In the first case, if you are assuming all five rings are worn, you're close; you just mixed up your $n=4$ and $k= 5$. For the first: we can look at this as the number of ways to sum 4 non-negative integers to equal $5$: $$\underbrace{f_1 + f_2 + f_3 + f_4}_{n = 4\;\text{fingers}} = \underbrace{5}_{5\; \text{rings}}$$ where the $f$'s stand for fingers (four of them), and the 5 is the number of rings. This gives us: $$\binom{4 + 5 -1}{5} = \binom{8}{5} = \dfrac{8!}{5!3!} = \dfrac{8\cdot 7\cdot 6}{3\cdot 2 \cdot 1} = 56\;\;\text{combinations}$$

In the second case, there is no assumptions being made by your method: counting every possible way of wearing no ring, one ring...5 rings, on any one or more fingers gives us $5^4$ ways of wearing distinct rings, or no ring at all.

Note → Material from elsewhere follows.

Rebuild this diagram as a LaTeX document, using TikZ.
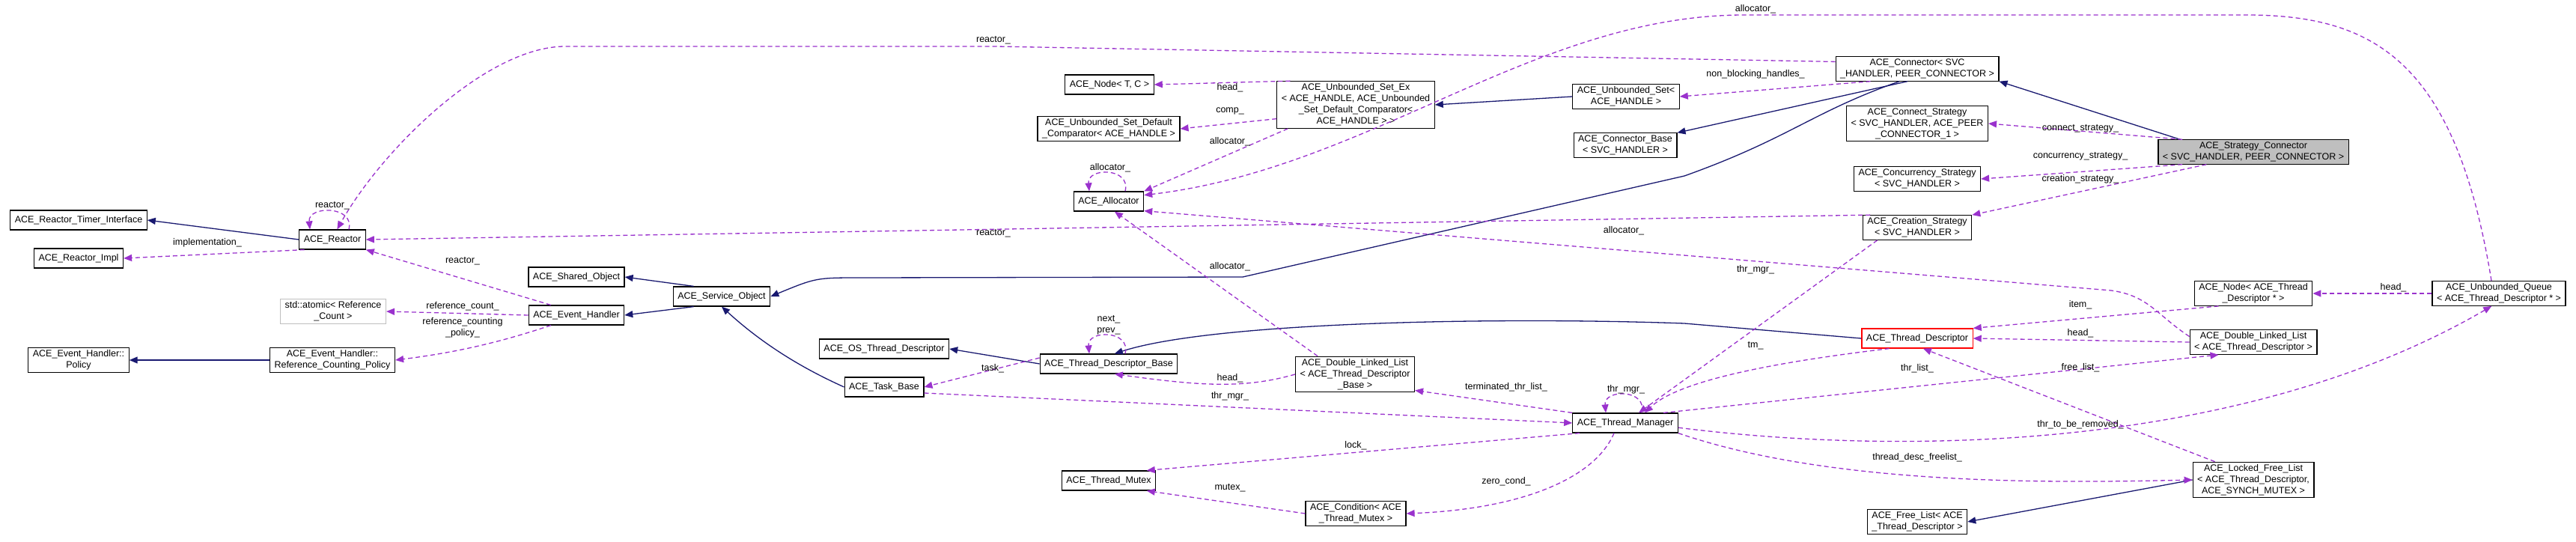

If you want to require that all rings be worn, as in case one, then we multiply the result of $(1)$ by $k! = 5!$, which gives all permutations of the rings, as they are distinct, and can thus be rearranged: that gives us $$(5!)\binom{4 + 5 -1}{5} = (5!)\binom{8}{5} = (5!)\dfrac{8!}{5!3!} = (5!)\dfrac{8\cdot 7\cdot 6}{3\cdot 2 \cdot 1} = (5!)56\;\;$$

Solution 2:

This sounds like the classic stars and bars problem, and your formula is wrong.

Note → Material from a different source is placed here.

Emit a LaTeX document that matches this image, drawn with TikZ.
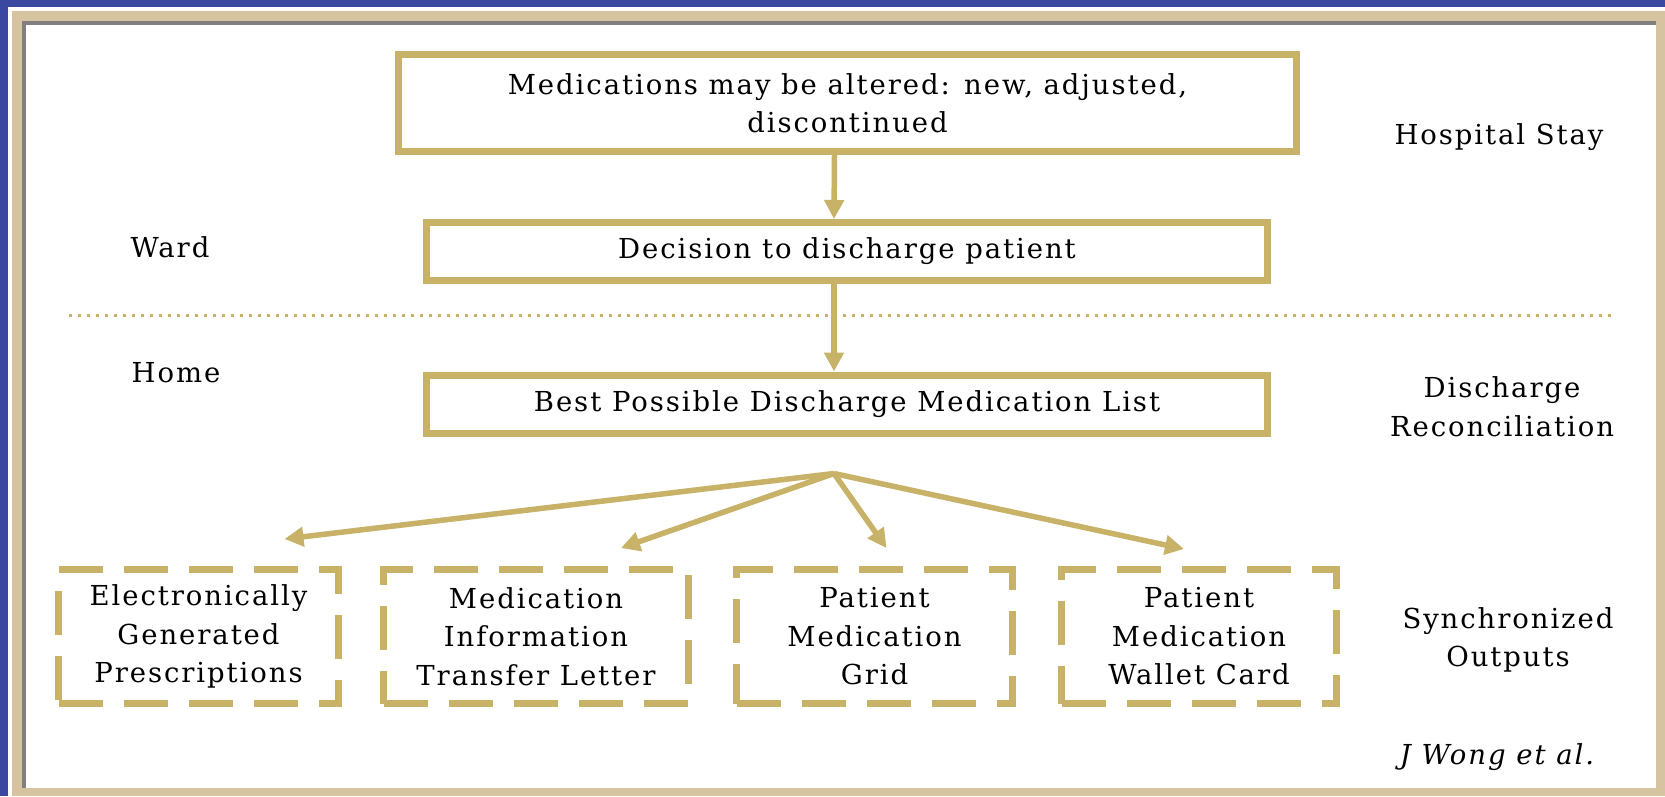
\documentclass[tikz,border=0pt]{standalone}
\usepackage{fontspec}
\setmainfont{DejaVu Serif}[LetterSpace=7]
\usetikzlibrary{arrows.meta}
\usetikzlibrary{positioning}

\definecolor{frameblue}{RGB}{58,72,162}
\definecolor{frametan}{RGB}{214,196,160}
\definecolor{boxgold}{RGB}{199,178,104}

\begin{document}
\begin{tikzpicture}[x=1pt, y=-1pt,
  every node/.style={font=\fontsize{27.5}{38.5}\selectfont, inner sep=0pt, align=center},
  stage box/.style={draw=boxgold, line width=7pt},
  out box/.style={draw=boxgold, line width=7pt, dash pattern=on 44pt off 21pt, minimum height=134pt},
  flow arrow/.style={draw=boxgold, line width=5.5pt, -{Triangle[length=19pt, width=19pt]}}]

  \useasboundingbox (0,0) rectangle (1665,796);

  % slide frame
  \fill[frameblue] (0,0) rectangle (1665,796);
  \fill[white] (8,7) rectangle (1665,796);
  \fill[frametan] (12,11) rectangle (1665,796);
  \fill[gray] (22,21) rectangle (1656,788);
  \fill[white] (26,25) rectangle (1656,788);

  % ward steps
  \node[stage box, minimum width=898pt, minimum height=97pt] (altered) at (847.5,103)
    {Medications may be altered: new, adjusted,\\discontinued};
  \node[stage box, minimum width=841pt, minimum height=58pt] (decision) at (847,251.5)
    {Decision to discharge patient};

  % ward / home divider
  \draw[boxgold, line width=3pt, dash pattern=on 3pt off 6pt] (69,315) -- (1616,315);

  % discharge list
  \node[stage box, minimum width=841pt, minimum height=58pt] (best-list) at (847,404)
    {Best Possible Discharge Medication List};

  \draw[flow arrow] ([xshift=-13pt]altered.south) -- ([xshift=-13pt]decision.north);
  \draw[flow arrow] ([xshift=-13pt]decision.south) -- ([xshift=-13pt]best-list.north);

  % outputs
  \node[out box, minimum width=280pt] (out-rx) at (198.5,636.5)
    {Electronically\\Generated\\Prescriptions};
  \node[out box, minimum width=305pt] (out-letter) at (536,636.5)
    {Medication\\Information\\Transfer Letter};
  \node[out box, minimum width=276pt] (out-grid) at (874.5,636.5)
    {Patient\\Medication\\Grid};
  \node[out box, minimum width=275pt] (out-card) at (1199,636.5)
    {Patient\\Medication\\Wallet Card};

  % fan out from the list
  \coordinate (fork) at ([xshift=-13pt, yshift=-37pt]best-list.south);
  \draw[flow arrow] (fork) -- ([xshift=86pt, yshift=27pt]out-rx.north);
  \draw[flow arrow] (fork) -- ([xshift=85pt, yshift=18pt]out-letter.north);
  \draw[flow arrow] (fork) -- ([xshift=12pt, yshift=18pt]out-grid.north);
  \draw[flow arrow] (fork) -- ([xshift=-15pt, yshift=17pt]out-card.north);

  % stage labels
  \node (ward) at (170,247) {Ward};
  \node (home) at (176,373) {Home};
  \node (hospital-stay) at (1499,137) {Hospital Stay};
  \node (discharge-rec) at (1502,406.5) {Discharge\\Reconciliation};
  \node (sync-out) at (1508,640) {Synchronized\\Outputs};
  \node (credit) at (1497,757) {\itshape J Wong et al.};

\end{tikzpicture}
\end{document}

You need to put 5 rings on 4 fingers. So consider a string of 5 R's and 3 bars, giving you such a picture. E.g. RRR||R|R says put $(3,0,1,1)$ rings on fingers $(1,2,3,4)$. It's easy to convince yourself there is an exact correspondence between such strings and arrangements that you are seeking. So it's enough to count the number of such strings.

But in such a string, there are $n=5$ places for R and $k-1=3$ places for bars, and picking either all stars or all bars should be enough (because all other places will be filled by the other symbol). Since there is a total of $n+k-1 = 8$ positions, there is a total of $$ \binom{n+k-1}{n} = \binom{8}{5} = \frac{8!}{5!\cdot 3!} = 56 $$ such strings.

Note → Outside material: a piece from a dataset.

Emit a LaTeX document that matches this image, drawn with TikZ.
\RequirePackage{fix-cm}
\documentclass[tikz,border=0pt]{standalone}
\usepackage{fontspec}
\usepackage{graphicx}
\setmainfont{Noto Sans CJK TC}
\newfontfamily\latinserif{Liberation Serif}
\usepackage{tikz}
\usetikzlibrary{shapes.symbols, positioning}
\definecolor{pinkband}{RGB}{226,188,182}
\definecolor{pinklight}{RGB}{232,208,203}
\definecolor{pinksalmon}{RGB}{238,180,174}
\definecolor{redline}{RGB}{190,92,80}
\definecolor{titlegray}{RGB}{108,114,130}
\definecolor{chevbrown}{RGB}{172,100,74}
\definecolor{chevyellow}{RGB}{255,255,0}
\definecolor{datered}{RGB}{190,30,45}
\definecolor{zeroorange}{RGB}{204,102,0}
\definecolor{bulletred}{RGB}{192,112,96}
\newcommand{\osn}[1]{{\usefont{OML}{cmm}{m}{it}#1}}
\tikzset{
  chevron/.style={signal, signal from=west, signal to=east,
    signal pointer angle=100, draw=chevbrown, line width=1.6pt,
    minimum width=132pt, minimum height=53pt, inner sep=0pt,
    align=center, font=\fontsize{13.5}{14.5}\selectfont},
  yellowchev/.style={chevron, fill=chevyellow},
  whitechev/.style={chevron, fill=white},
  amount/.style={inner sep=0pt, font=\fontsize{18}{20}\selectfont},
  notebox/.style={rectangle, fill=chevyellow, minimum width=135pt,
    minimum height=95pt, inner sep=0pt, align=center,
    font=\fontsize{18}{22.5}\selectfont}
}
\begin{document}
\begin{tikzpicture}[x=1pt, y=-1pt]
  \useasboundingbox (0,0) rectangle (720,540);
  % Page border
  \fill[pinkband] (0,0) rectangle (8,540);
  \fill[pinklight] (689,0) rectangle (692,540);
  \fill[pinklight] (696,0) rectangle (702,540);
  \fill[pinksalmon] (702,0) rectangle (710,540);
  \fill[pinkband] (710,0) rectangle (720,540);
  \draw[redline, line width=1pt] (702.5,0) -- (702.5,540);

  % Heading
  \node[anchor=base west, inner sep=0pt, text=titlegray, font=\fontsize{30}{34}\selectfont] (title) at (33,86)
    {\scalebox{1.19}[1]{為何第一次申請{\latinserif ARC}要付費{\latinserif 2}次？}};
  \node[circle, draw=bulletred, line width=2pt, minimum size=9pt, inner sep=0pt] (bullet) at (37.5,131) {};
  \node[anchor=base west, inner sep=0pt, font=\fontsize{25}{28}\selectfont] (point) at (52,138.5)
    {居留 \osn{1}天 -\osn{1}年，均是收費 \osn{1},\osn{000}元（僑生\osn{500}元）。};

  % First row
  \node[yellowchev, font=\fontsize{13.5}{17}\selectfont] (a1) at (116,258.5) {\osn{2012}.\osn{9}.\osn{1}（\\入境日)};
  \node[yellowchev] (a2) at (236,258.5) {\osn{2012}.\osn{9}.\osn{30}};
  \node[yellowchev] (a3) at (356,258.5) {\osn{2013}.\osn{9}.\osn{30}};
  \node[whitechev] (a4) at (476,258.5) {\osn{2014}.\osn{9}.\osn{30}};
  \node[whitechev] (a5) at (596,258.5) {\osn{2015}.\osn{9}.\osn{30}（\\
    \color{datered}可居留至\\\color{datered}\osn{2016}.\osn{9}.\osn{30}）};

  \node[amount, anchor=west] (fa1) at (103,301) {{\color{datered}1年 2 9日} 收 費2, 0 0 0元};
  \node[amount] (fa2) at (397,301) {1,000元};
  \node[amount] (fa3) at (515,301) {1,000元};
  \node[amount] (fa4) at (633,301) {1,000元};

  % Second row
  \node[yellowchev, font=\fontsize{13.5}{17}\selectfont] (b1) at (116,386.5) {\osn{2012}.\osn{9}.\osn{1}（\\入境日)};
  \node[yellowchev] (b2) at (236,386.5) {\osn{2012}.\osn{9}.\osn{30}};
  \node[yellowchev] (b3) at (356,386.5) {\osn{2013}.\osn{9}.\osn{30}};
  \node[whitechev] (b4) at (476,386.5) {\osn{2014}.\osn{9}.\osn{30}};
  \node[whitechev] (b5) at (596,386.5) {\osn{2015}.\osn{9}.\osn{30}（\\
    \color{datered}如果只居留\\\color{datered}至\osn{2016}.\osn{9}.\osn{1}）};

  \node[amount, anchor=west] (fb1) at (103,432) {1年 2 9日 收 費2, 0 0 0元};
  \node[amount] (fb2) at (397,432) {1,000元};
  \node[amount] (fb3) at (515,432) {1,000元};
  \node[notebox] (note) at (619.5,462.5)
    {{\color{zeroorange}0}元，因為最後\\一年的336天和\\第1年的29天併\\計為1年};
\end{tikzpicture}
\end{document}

Alternatively, picking bars, you get $$ \binom{n+k-1}{k-1} = \binom{8}{3} = \frac{8!}{5!\cdot 3!} = 56 $$

as well.

Solution 3:

By the stars-and-bars approach, the solution for part 1 is $n+k-1\choose n$. For the second part note that different ring orders per finger may produce different outcomes. This is accounted for by simply multiplying the part 1 result with $n!$ (write down that stras-and-bars again and note that the stars can be permuted arbitrarily.

The number $\lim_{n\to\infty} n!{n+k-1\choose k}$ might be called Liberace constant.